On the trip back from Nanaimo, the traffic bottleneck began at Lantzville

To the Editor,

After the storm, we made a trip to Nanaimo from Port Alberni and saw the monumental damage done by the Dec. 20 wind storm. Our mountain, Cathedral Grove, Cameron Lake, Little Qualicum Falls…all were disaster zones, showing just how much effort had gone into returning the road to a usable condition. Hard to believe our travel was not seriously impeded. That is, not until a couple of miles north of Nanoose when traffic slowed to a stop-and-go crawl.

We speculated on what might be the hold-up and 20 minutes later we could see a glaring example of bureaucracy inaction.

The traffic lights having lost power, the affected drivers were politely using a three-way stop and go procedure. The travelling public acted in the only safe and considerate manner available to them due to a total lack of involvement by our political leaders and the highway department.

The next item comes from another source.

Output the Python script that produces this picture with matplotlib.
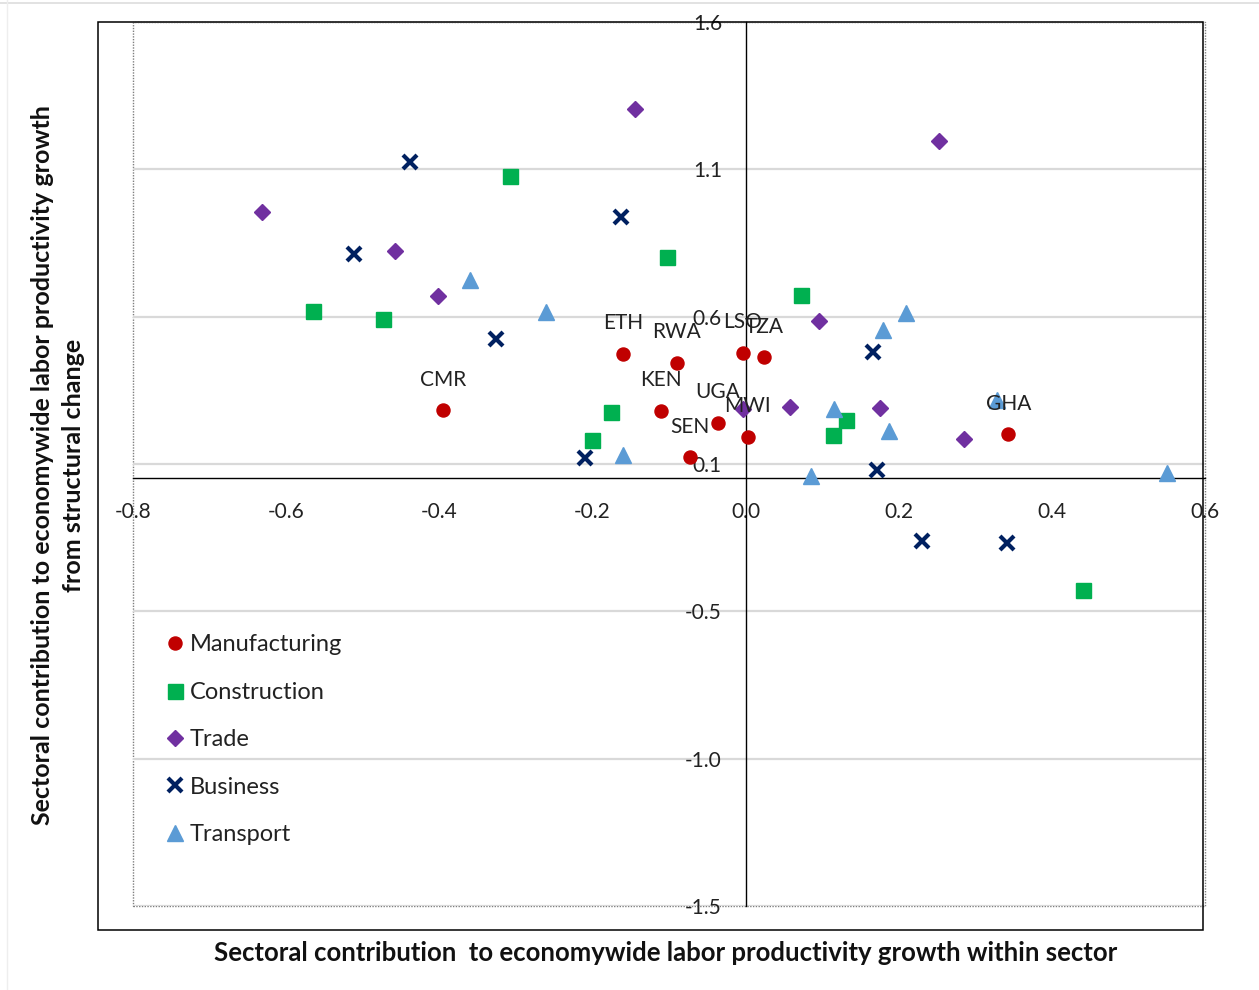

I can accept an excuse for not having the foresight to engineer the traffic control system with back-up power, an oversight that should be rectified as quickly as feasible. I cannot excuse the sheer stupidity of not calling for human traffic control when the scope of the problem became so glaringly obvious.

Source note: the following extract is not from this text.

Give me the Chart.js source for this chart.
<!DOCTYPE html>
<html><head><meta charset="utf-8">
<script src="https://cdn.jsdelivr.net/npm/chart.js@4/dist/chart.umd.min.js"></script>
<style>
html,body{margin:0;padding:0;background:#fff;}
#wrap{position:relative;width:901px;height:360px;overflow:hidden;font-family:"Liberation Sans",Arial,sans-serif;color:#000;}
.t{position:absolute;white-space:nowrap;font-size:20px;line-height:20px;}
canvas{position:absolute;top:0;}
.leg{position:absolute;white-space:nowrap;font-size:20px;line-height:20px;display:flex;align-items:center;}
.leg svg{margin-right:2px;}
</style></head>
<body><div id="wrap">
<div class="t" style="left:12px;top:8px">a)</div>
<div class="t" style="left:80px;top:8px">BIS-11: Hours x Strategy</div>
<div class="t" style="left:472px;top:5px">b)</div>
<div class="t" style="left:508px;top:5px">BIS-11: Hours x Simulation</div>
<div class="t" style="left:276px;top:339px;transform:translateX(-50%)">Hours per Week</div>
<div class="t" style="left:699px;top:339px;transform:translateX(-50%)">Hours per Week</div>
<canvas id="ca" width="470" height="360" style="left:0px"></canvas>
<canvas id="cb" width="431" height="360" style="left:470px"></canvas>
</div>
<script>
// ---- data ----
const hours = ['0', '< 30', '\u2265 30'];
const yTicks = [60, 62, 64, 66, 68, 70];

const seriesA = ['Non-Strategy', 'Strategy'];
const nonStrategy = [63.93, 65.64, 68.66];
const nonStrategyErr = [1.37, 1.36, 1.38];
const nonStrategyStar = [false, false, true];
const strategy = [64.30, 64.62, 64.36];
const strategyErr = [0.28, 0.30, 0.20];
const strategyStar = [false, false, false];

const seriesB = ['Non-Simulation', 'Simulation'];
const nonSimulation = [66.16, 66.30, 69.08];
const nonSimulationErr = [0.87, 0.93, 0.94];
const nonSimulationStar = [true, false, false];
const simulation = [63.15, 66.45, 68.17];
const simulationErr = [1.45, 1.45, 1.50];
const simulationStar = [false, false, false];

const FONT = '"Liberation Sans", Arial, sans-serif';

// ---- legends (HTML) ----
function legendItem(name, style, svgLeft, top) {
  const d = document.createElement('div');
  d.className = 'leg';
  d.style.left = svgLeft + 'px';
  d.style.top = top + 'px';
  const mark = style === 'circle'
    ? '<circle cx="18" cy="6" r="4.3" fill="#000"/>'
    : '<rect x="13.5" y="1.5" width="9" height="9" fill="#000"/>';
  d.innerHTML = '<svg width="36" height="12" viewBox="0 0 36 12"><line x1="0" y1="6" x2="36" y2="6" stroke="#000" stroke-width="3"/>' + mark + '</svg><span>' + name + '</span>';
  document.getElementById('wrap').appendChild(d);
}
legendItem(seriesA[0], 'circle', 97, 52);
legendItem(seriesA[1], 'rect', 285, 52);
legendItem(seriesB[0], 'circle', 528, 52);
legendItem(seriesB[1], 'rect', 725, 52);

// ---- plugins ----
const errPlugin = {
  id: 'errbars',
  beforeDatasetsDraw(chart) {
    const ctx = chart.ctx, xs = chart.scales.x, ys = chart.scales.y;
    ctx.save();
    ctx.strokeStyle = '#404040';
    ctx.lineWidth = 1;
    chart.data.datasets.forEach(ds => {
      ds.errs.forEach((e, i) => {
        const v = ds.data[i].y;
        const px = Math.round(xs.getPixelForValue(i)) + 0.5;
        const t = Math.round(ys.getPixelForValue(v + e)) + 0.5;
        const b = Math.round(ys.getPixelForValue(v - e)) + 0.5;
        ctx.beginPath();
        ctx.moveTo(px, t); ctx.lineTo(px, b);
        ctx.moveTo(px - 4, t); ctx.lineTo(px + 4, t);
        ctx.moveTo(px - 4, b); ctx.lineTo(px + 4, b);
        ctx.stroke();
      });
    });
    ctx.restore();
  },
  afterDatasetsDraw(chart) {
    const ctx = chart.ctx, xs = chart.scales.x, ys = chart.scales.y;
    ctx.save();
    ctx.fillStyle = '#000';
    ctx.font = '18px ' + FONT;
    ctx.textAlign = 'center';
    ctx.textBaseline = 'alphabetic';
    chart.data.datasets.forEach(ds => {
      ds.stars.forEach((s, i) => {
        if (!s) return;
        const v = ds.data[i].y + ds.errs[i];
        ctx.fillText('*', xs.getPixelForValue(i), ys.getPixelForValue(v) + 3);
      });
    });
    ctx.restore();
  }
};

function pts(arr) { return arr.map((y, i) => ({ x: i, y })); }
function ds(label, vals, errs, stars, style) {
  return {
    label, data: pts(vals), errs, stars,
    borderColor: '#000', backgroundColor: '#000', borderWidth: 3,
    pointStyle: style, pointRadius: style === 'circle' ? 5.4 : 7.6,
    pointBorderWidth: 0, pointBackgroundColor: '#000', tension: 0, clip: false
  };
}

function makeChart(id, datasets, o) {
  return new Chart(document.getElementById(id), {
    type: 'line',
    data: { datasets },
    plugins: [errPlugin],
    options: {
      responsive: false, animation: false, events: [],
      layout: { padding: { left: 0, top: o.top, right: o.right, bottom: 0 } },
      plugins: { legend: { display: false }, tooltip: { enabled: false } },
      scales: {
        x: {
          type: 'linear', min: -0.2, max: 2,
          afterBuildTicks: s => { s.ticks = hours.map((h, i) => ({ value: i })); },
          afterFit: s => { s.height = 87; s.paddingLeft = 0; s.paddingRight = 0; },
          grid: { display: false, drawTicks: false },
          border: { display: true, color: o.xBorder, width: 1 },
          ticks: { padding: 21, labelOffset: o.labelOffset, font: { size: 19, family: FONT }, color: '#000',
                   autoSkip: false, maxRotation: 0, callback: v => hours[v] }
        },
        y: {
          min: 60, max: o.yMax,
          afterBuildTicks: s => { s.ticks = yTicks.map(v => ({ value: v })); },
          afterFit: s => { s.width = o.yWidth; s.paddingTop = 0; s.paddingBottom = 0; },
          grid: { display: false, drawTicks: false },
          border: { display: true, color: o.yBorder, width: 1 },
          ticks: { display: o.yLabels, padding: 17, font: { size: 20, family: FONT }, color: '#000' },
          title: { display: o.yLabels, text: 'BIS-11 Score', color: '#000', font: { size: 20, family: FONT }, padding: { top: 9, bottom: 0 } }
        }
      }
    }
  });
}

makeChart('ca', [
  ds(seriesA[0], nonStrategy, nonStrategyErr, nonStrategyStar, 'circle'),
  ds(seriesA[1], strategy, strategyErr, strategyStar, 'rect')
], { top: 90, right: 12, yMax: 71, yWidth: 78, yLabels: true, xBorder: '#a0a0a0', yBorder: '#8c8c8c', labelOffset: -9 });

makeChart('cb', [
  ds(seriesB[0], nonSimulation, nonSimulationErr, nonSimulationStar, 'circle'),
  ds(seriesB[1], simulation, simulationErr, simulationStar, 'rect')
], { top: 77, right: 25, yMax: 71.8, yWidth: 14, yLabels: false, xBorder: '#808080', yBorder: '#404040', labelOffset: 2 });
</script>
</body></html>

On the trip back from Nanaimo, the traffic bottleneck began at Lantzville and took more that 45 minutes to pass through.

We were only inconvenienced for somewhat more than an hour but I’ve since talked to a number of people who experienced a much greater waste of their time. I’ve since learned, this bizarre situation was repeated all the way down to Victoria. If one were to add it up, the wasted hours would be many human lifetimes

The people who we’ve given the responsibility for traffic control stole that time. They were paid but did nothing to help the travelling public. I am displeased that I must pay salaries for traffic-planning experts who have no back-up plan for power-outages for highway traffic lights.

Taxpayer complacency suggests too few people are truly upset with the scale of government inconsideration they receive in return for paying all the bills. I hope to live to see the day that the Canadian taxpayer stops saying “I’m sorry” every time they get shortchanged by their political representatives.